Some bettas handle stress great...pho phan is handling life like every day is a party and hes in pretty bad shape with his fins et...then some bettas dont handle stress well at all...my other long fin with very minor rot is being treated the same as pho phan and he acts like hes going to flop over at every water change...very dramatic boy lol. He is fine...but the stress gets him breathing all heavy and worried for a good 15 minutes, same with my plakat, hes pretty sure im eventually going to eat him. Then I have my rescue who falls apart all the time, im always having to move him around and treat him, he acts like theres no worries in life and just goes with the flow...they all handle things differently..I wouldnt say they all handle stress well.


----------



## cmahan4576 (Apr 24, 2012)

he looks worse i think he is either getting cloud eye or pop eyehis gills are always away from his body i really hop he doesn't die


----------



## lohachata (Jan 27, 2006)

get him into a clean tank with a filter and a heater....about 80 degrees....treat with melafix..make sure there is good aeration for some surface agitation....


----------



## cmahan4576 (Apr 24, 2012)

sadly i only have one tank for goldfish


----------



## Betta man (Mar 25, 2011)

Always avoid stress with fish period. I don't care what type of fish it is. Stress is too..... Stressful.... Melafix is snakeoil. Don't treat bettas with melafix. Melafix kills bettas. Same with pimafix and bettafix.


----------



## BettaGuy (May 6, 2012)

Betta man, I used bettafix on my betta for about a week and he didn't get hurt in the process. As long as you keep the surface agitated there shouldn't be a problem unless you overdose.


----------



## FRIENDLYFISHIES (Aug 7, 2012)

Sorry to say cmahan, but your betta really isnt going to do well in the goldfish tank  but who knows... Good luck just the same.


----------



## FRIENDLYFISHIES (Aug 7, 2012)

BettaGuy said:


> Betta man, I used bettafix on my betta for about a week and he didn't get hurt in the process. As long as you keep the surface agitated there shouldn't be a problem unless you overdose.


You can use it, its just a lot harder on their system then other meds...like loha said you can use it for short period of time with accurate dosage with an air stone there are safer meds for them like API tetracyline or maracyn 2. Aquarium salt is the best to start with...but if your really worried you can jump to meds with an air stone.

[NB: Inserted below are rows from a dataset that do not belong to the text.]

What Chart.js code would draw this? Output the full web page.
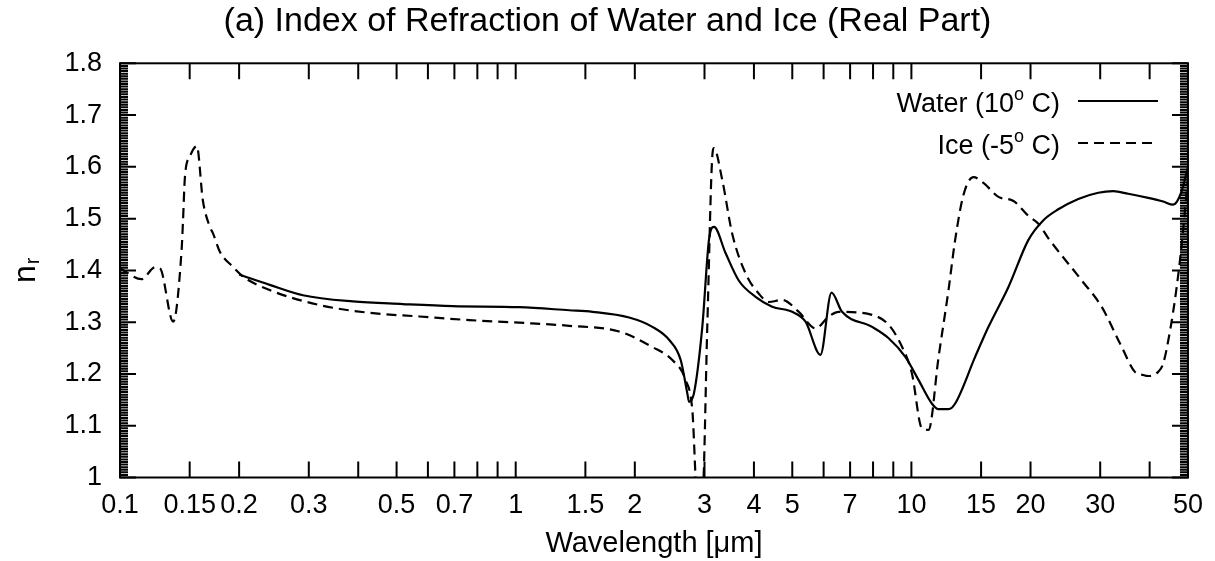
<!DOCTYPE html>
<html>
<head>
<meta charset="utf-8">
<script src="https://cdn.jsdelivr.net/npm/chart.js@4.4.0/dist/chart.umd.min.js"></script>
<style>
  html, body { margin: 0; padding: 0; background: #fff; }
</style>
</head>
<body>
<canvas id="nrChart" width="1215" height="561"></canvas>
<script>
// wavelength in micrometres, real refractive index
const waterWavelength = [0.2, 0.239, 0.29, 0.3877, 0.5184, 0.6931, 1.021, 1.365, 1.563, 1.935, 2.215, 2.441, 2.612, 2.714, 2.742, 2.822, 2.962, 3.079, 3.17, 3.393, 3.665, 4.038, 4.447, 4.996, 5.401, 5.891, 6.281, 6.68, 7.952, 8.76, 9.652, 10.43, 11.26, 11.71, 12.41, 12.9, 14.49, 15.66, 17.59, 19.76, 21.56, 23.51, 26.41, 29.67, 32.36, 35.31, 39.67, 43.28, 45.86, 48.05, 50];
const waterIndex = [1.392, 1.372, 1.352, 1.340, 1.335, 1.331, 1.329, 1.323, 1.320, 1.309, 1.291, 1.266, 1.227, 1.163, 1.146, 1.163, 1.291, 1.459, 1.484, 1.433, 1.380, 1.349, 1.330, 1.320, 1.301, 1.237, 1.357, 1.320, 1.291, 1.269, 1.233, 1.188, 1.143, 1.132, 1.132, 1.143, 1.233, 1.291, 1.368, 1.459, 1.497, 1.518, 1.538, 1.550, 1.553, 1.548, 1.540, 1.533, 1.527, 1.550, 1.600];

const iceWavelength = [0.1, 0.1134, 0.1226, 0.1262, 0.1363, 0.1431, 0.1442, 0.1459, 0.1502, 0.1564, 0.1619, 0.1687, 0.1717, 0.1788, 0.1928, 0.2047, 0.239, 0.3196, 0.4273, 0.5712, 0.7638, 1.021, 1.365, 1.825, 2.215, 2.488, 2.689, 2.795, 2.877, 2.962, 3.049, 3.139, 3.17, 3.326, 3.525, 3.811, 4.117, 4.363, 4.714, 5.193, 5.723, 6.183, 6.554, 7.952, 8.76, 9.462, 10.03, 10.63, 11.05, 11.71, 12.41, 12.9, 13.54, 14.35, 15.21, 16.6, 18.11, 19.76, 20.94, 22.19, 26.92, 30.24, 33.96, 36.71, 38.53, 39.67, 42.04, 43.28, 45.08, 46.67, 48.05, 50];
const iceIndex = [1.404, 1.383, 1.406, 1.404, 1.301, 1.439, 1.491, 1.580, 1.620, 1.640, 1.536, 1.484, 1.472, 1.436, 1.407, 1.388, 1.362, 1.333, 1.318, 1.311, 1.304, 1.299, 1.293, 1.282, 1.252, 1.227, 1.188, 1.130, 0.96, 0.96, 1.291, 1.620, 1.636, 1.575, 1.471, 1.394, 1.355, 1.339, 1.343, 1.320, 1.288, 1.311, 1.320, 1.314, 1.295, 1.253, 1.201, 1.095, 1.092, 1.232, 1.362, 1.459, 1.546, 1.580, 1.569, 1.542, 1.534, 1.505, 1.490, 1.462, 1.381, 1.330, 1.253, 1.204, 1.198, 1.196, 1.204, 1.220, 1.285, 1.360, 1.440, 1.580];

// tick positions
const xTickValues = [0.1, 0.15, 0.2, 0.3, 0.4, 0.5, 0.6, 0.7, 0.8, 0.9, 1, 1.5, 2, 3, 4, 5, 6, 7, 8, 9, 10, 15, 20, 30, 40, 50];
const xTickLabels = ['0.1', '0.15', '0.2', '0.3', '0.5', '0.7', '1', '1.5', '2', '3', '4', '5', '7', '10', '15', '20', '30', '50'];
const yTickValues = [1, 1.1, 1.2, 1.3, 1.4, 1.5, 1.6, 1.7, 1.8];

const FONT = "'Liberation Sans', Arial, Helvetica, sans-serif";
const TITLE = '(a) Index of Refraction of Water and Ice (Real Part)';

const toPoints = (xs, ys) => xs.map((v, i) => ({ x: v, y: ys[i] }));

// gnuplot-like frame: inward ticks mirrored on all four sides, text legend, titles
const frameTicks = {
  id: 'frameTicks',
  afterDatasetsDraw(chart) {
    const { ctx, chartArea: a, scales: { x, y } } = chart;
    ctx.save();
    ctx.strokeStyle = '#000';
    ctx.lineWidth = 2;
    ctx.lineCap = 'butt';
    ctx.strokeRect(a.left, a.top, a.right - a.left, a.bottom - a.top);

    ctx.beginPath();
    xTickValues.forEach(v => {
      const px = x.getPixelForValue(v);
      ctx.moveTo(px, a.bottom); ctx.lineTo(px, a.bottom - 16);
      ctx.moveTo(px, a.top); ctx.lineTo(px, a.top + 16);
    });
    for (let i = 0; i <= 160; i++) {
      const py = y.getPixelForValue(1 + i * 0.005);
      const len = i % 20 === 0 ? 16 : 8;
      ctx.moveTo(a.left, py); ctx.lineTo(a.left + len, py);
      ctx.moveTo(a.right, py); ctx.lineTo(a.right - len, py);
    }
    ctx.stroke();

    // title, centred on the whole canvas
    ctx.fillStyle = '#000';
    ctx.font = '34px ' + FONT;
    ctx.textAlign = 'center';
    ctx.textBaseline = 'middle';
    ctx.fillText(TITLE, chart.width / 2, 22);

    // legend
    const legendRows = [
      { pre: 'Water (10', post: ' C)', dash: [], y: 101 },
      { pre: 'Ice (-5', post: ' C)', dash: [10, 6], y: 143 }
    ];
    const textRight = 1060;
    legendRows.forEach(row => {
      ctx.font = '27px ' + FONT;
      const wPost = ctx.measureText(row.post).width;
      ctx.font = '18px ' + FONT;
      const wSup = ctx.measureText('o').width;
      ctx.font = '27px ' + FONT;
      const wPre = ctx.measureText(row.pre).width;
      const x0 = textRight - wPost - wSup - wPre;
      ctx.textBaseline = 'alphabetic';
      ctx.textAlign = 'left';
      ctx.fillText(row.pre, x0, row.y + 11);
      ctx.fillText(row.post, x0 + wPre + wSup, row.y + 11);
      ctx.font = '18px ' + FONT;
      ctx.fillText('o', x0 + wPre, row.y - 1);

      ctx.setLineDash(row.dash);
      ctx.lineWidth = 2.2;
      ctx.beginPath();
      ctx.moveTo(1078, row.y); ctx.lineTo(1158, row.y);
      ctx.stroke();
      ctx.setLineDash([]);
    });

    // y axis title n_r, rotated
    ctx.translate(35, 283);
    ctx.rotate(-Math.PI / 2);
    ctx.textAlign = 'left';
    ctx.textBaseline = 'alphabetic';
    ctx.font = '32px ' + FONT;
    ctx.fillText('n', 0, 0);
    const nW = ctx.measureText('n').width;
    ctx.font = '20px ' + FONT;
    ctx.fillText('r', nW + 1, 4);
    ctx.restore();
  }
};

const ctx = document.getElementById('nrChart').getContext('2d');

new Chart(ctx, {
  type: 'line',
  data: {
    datasets: [
      {
        label: 'Water (10° C)',
        data: toPoints(waterWavelength, waterIndex),
        borderColor: '#000',
        borderWidth: 2.2,
        pointRadius: 0,
        cubicInterpolationMode: 'monotone',
        fill: false
      },
      {
        label: 'Ice (-5° C)',
        data: toPoints(iceWavelength, iceIndex),
        borderColor: '#000',
        borderWidth: 2.2,
        borderDash: [10, 6],
        pointRadius: 0,
        cubicInterpolationMode: 'monotone',
        fill: false
      }
    ]
  },
  options: {
    responsive: false,
    animation: false,
    parsing: false,
    layout: { padding: { left: 0, right: 25, top: 63.3, bottom: 0 } },
    plugins: {
      legend: { display: false },
      tooltip: { enabled: false },
      title: { display: false }
    },
    scales: {
      x: {
        type: 'logarithmic',
        min: 0.1,
        max: 50,
        grid: { display: false, drawTicks: false },
        border: { display: false },
        afterBuildTicks: s => { s.ticks = xTickValues.map(v => ({ value: v })); },
        afterFit: s => { s.height = 83.5; },
        ticks: {
          autoSkip: false,
          maxRotation: 0,
          minRotation: 0,
          padding: 12,
          color: '#000',
          font: { family: FONT, size: 27 },
          callback: v => {
            const t = String(Number(v.toPrecision(3)));
            return xTickLabels.includes(t) ? t : '';
          }
        },
        title: {
          display: true,
          text: 'Wavelength [μm]',
          color: '#000',
          font: { family: FONT, size: 29 },
          padding: { top: 0, bottom: 0 }
        }
      },
      y: {
        min: 1,
        max: 1.8,
        grid: { display: false, drawTicks: false },
        border: { display: false },
        afterBuildTicks: s => { s.ticks = yTickValues.map(v => ({ value: v })); },
        afterFit: s => { s.width = 120; },
        ticks: {
          padding: 18,
          color: '#000',
          font: { family: FONT, size: 27 },
          callback: v => String(Number(v.toFixed(1)))
        }
      }
    }
  },
  plugins: [frameTicks]
});
</script>
</body>
</html>
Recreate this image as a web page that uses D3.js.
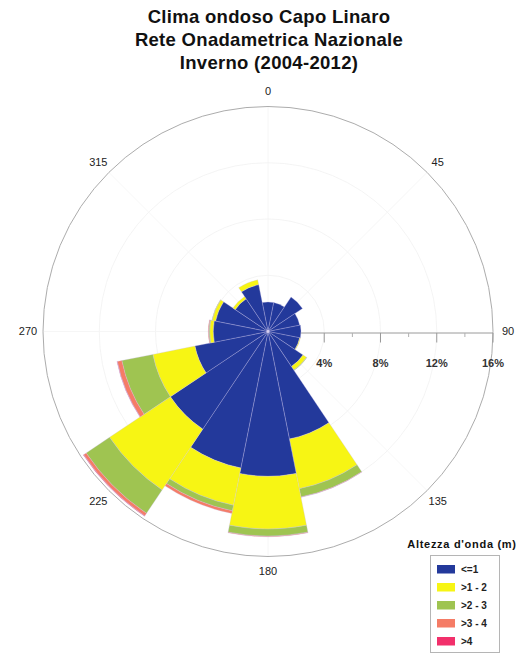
<!DOCTYPE html>
<html>
<head>
<meta charset="utf-8">
<script src="https://cdn.jsdelivr.net/npm/d3@7"></script>
<style>
  body { margin: 0; background: #fff; }
  svg { display: block; font-family: 'Liberation Sans', Arial, sans-serif; }
</style>
</head>
<body>
<div id="chart"></div>
<script>
/* Data (percent of observations per direction sector) */
const directions = [0, 22.5, 45, 67.5, 90, 112.5, 135, 157.5, 180, 202.5, 225, 247.5, 270, 292.5, 315, 337.5];
const h_le1  = [2.1, 2.1, 2.95, 2.3, 2.35, 2.3, 3.0, 7.8, 10.3, 9.9, 8.35, 5.3, 3.9, 3.8, 2.8, 3.4];
const h_1_2  = [0, 0, 0, 0, 0, 0.05, 0.3, 3.6, 3.75, 2.7, 5.2, 3.05, 0.25, 0.25, 0.2, 0.35];
const h_2_3  = [0, 0, 0, 0, 0, 0, 0.03, 0.6, 0.5, 0.4, 2.0, 2.25, 0.06, 0.02, 0, 0];
const h_3_4  = [0, 0, 0, 0, 0, 0, 0, 0.02, 0.05, 0.2, 0.22, 0.33, 0.04, 0, 0, 0];
const h_gt4  = [0, 0, 0, 0, 0, 0, 0, 0, 0, 0, 0.03, 0.02, 0, 0, 0, 0];

const classLabels = ['<=1', '>1 - 2', '>2 - 3', '>3 - 4', '>4'];
const classColors = ['#23399b', '#f7f514', '#9fc451', '#f57c66', '#f2306b'];
const series = [h_le1, h_1_2, h_2_3, h_3_4, h_gt4];

const dirLabels = [0, 45, 90, 135, 180, 225, 270, 315];
const radialTicks = [4, 8, 12, 16];
const minorTicks = [2, 6, 10, 14];
const titleLines = ['Clima ondoso Capo Linaro', 'Rete Onadametrica Nazionale', 'Inverno (2004-2012)'];

/* Layout */
const width = 519, height = 654;
const cx = 268, cy = 331.5, rMax = 225;

const svg = d3.select('#chart').append('svg')
  .attr('width', width)
  .attr('height', height);

const r = d3.scaleLinear().domain([0, 16]).range([0, rMax]);
const rad = (deg) => (deg * Math.PI) / 180;

// Title
svg.append('g')
  .selectAll('text')
  .data(titleLines)
  .join('text')
  .attr('x', 269)
  .attr('y', (d, i) => 23 + i * 22.8)
  .attr('text-anchor', 'middle')
  .attr('font-size', 18.5)
  .attr('font-weight', 'bold')
  .attr('letter-spacing', 0.3)
  .attr('fill', '#111')
  .text((d) => d);

const g = svg.append('g').attr('transform', `translate(${cx},${cy})`);

// Grid (very faint)
g.append('g')
  .selectAll('circle')
  .data([4, 8, 12])
  .join('circle')
  .attr('r', (d) => r(d))
  .attr('fill', 'none')
  .attr('stroke', '#f1f1f1')
  .attr('stroke-width', 0.8);

g.append('g')
  .selectAll('line')
  .data(dirLabels.filter((d) => d !== 90))
  .join('line')
  .attr('x1', 0)
  .attr('y1', 0)
  .attr('x2', (d) => r(16) * Math.sin(rad(d)))
  .attr('y2', (d) => -r(16) * Math.cos(rad(d)))
  .attr('stroke', '#f4f4f4')
  .attr('stroke-width', 0.8);

g.append('circle')
  .attr('r', r(16))
  .attr('fill', 'none')
  .attr('stroke', '#acacac')
  .attr('stroke-width', 1);

// Radial axis at 90
const axis = g.append('g').attr('class', 'radial-axis');
axis.append('line')
  .attr('x1', 0).attr('y1', 1.5)
  .attr('x2', r(16)).attr('y2', 1.5)
  .attr('stroke', '#9a9a9a')
  .attr('stroke-width', 1);
axis.selectAll('line.major')
  .data(radialTicks)
  .join('line')
  .attr('class', 'major')
  .attr('x1', (d) => r(d)).attr('x2', (d) => r(d))
  .attr('y1', 1.5).attr('y2', 11)
  .attr('stroke', '#9a9a9a');
axis.selectAll('line.minor')
  .data(minorTicks)
  .join('line')
  .attr('class', 'minor')
  .attr('x1', (d) => r(d)).attr('x2', (d) => r(d))
  .attr('y1', 1.5).attr('y2', 5.5)
  .attr('stroke', '#b0b0b0');
axis.selectAll('text')
  .data(radialTicks)
  .join('text')
  .attr('x', (d) => r(d))
  .attr('y', 35)
  .attr('text-anchor', 'middle')
  .attr('font-size', 11)
  .attr('font-weight', 'bold')
  .attr('fill', '#333')
  .text((d) => d + '%');

// Stacked sectors
const stacked = [];
directions.forEach((dir, i) => {
  let base = 0;
  series.forEach((s, k) => {
    const v = s[i];
    if (v > 0) {
      stacked.push({ dir: dir, k: k, r0: base, r1: base + v });
    }
    base += v;
  });
});

const arc = d3.arc()
  .innerRadius((d) => r(d.r0))
  .outerRadius((d) => r(d.r1))
  .startAngle((d) => rad(d.dir - 11.25))
  .endAngle((d) => rad(d.dir + 11.25));

g.append('g')
  .selectAll('path')
  .data(stacked)
  .join('path')
  .attr('d', arc)
  .attr('fill', (d) => classColors[d.k])
  .attr('stroke', 'rgba(200,190,235,0.5)')
  .attr('stroke-width', 0.6);

g.append('circle').attr('r', 1.4).attr('fill', '#d8d0f0');

// Direction labels
g.append('g')
  .selectAll('text')
  .data(dirLabels)
  .join('text')
  .attr('x', (d) => 240 * Math.sin(rad(d)))
  .attr('y', (d) => -240 * Math.cos(rad(d)))
  .attr('dy', '0.35em')
  .attr('text-anchor', 'middle')
  .attr('font-size', 11)
  .attr('fill', '#222')
  .text((d) => d);

// Legend
const legend = svg.append('g').attr('class', 'legend');
legend.append('text')
  .attr('x', 462)
  .attr('y', 548)
  .attr('text-anchor', 'middle')
  .attr('font-size', 11)
  .attr('font-weight', 'bold')
  .attr('letter-spacing', 0.7)
  .attr('fill', '#111')
  .text("Altezza d'onda (m)");
legend.append('rect')
  .attr('x', 430.5).attr('y', 555.5)
  .attr('width', 69).attr('height', 97)
  .attr('fill', 'none')
  .attr('stroke', '#b5b5b5');
const rows = legend.selectAll('g.row')
  .data(classLabels)
  .join('g')
  .attr('class', 'row')
  .attr('transform', (d, i) => `translate(437,${565 + i * 18})`);
rows.append('rect')
  .attr('width', 18).attr('height', 8.5)
  .attr('fill', (d, i) => classColors[i]);
rows.append('text')
  .attr('x', 24).attr('y', 4.5)
  .attr('dy', '0.35em')
  .attr('font-size', 10)
  .attr('font-weight', 'bold')
  .attr('fill', '#222')
  .text((d) => d);
</script>
</body>
</html>
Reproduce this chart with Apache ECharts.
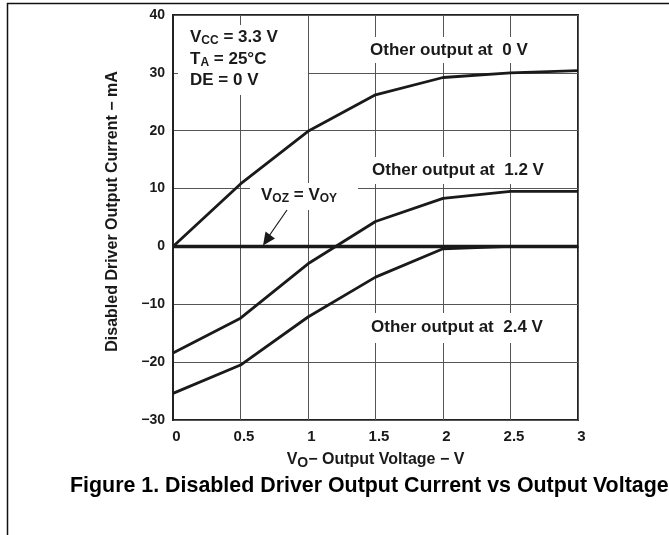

cmahan, if you decide to get a different tank for the betta if he lives, I can give you some links to some decent betta homes and equipment if youd like. Im sure others on here can too.


----------



## Guest (Oct 20, 2012)

cmahan: like loha said "get your betta in clean water with filter and heater, heat at 80 degrees.

Where are you located? I am in Bremerton, Washington. I have like three betta tanks that I can spare, if you are able to get to Bremerton or your close.


----------



## lohachata (Jan 27, 2006)

i disagree with you betta man.... melafix , pimafix and bettafix products are not snakeoil..
they are actulaay quality medications that work quite well...maybe it's because you use it incorrectly...maybe it is due to your lack of actual handson fishkeeping experience and good common sense about it that gives you that kind of opinion about these products....
but then again ; i could well be totally wrong...i am still a novice and still learning... and certainly not the "king of bettas" and world authority that you are.........
this ain't no pissin contest...i really do not feel the need to compete...but i would like to see the members of this forum get good reliable information from qualified experienced hobbyists...


----------



## cmahan4576 (Apr 24, 2012)

Angel clown i am located in Cheshire Mass and sadly i only have 4 betta bowls and an 18 gallon goldfish tank


----------



## Betta man (Mar 25, 2011)

Betta bowls aren't bad as long as they have clean and warm (78-86) degree water.


----------



## Guest (Oct 21, 2012)

cmahan4576 said:


> Angel clown i am located in Cheshire Mass and sadly i only have 4 betta bowls and an 18 gallon goldfish tank


That is too bad. How many bettas do you have? If you have an empty betta bowl, you can use that to help your betta that is sick get better.


----------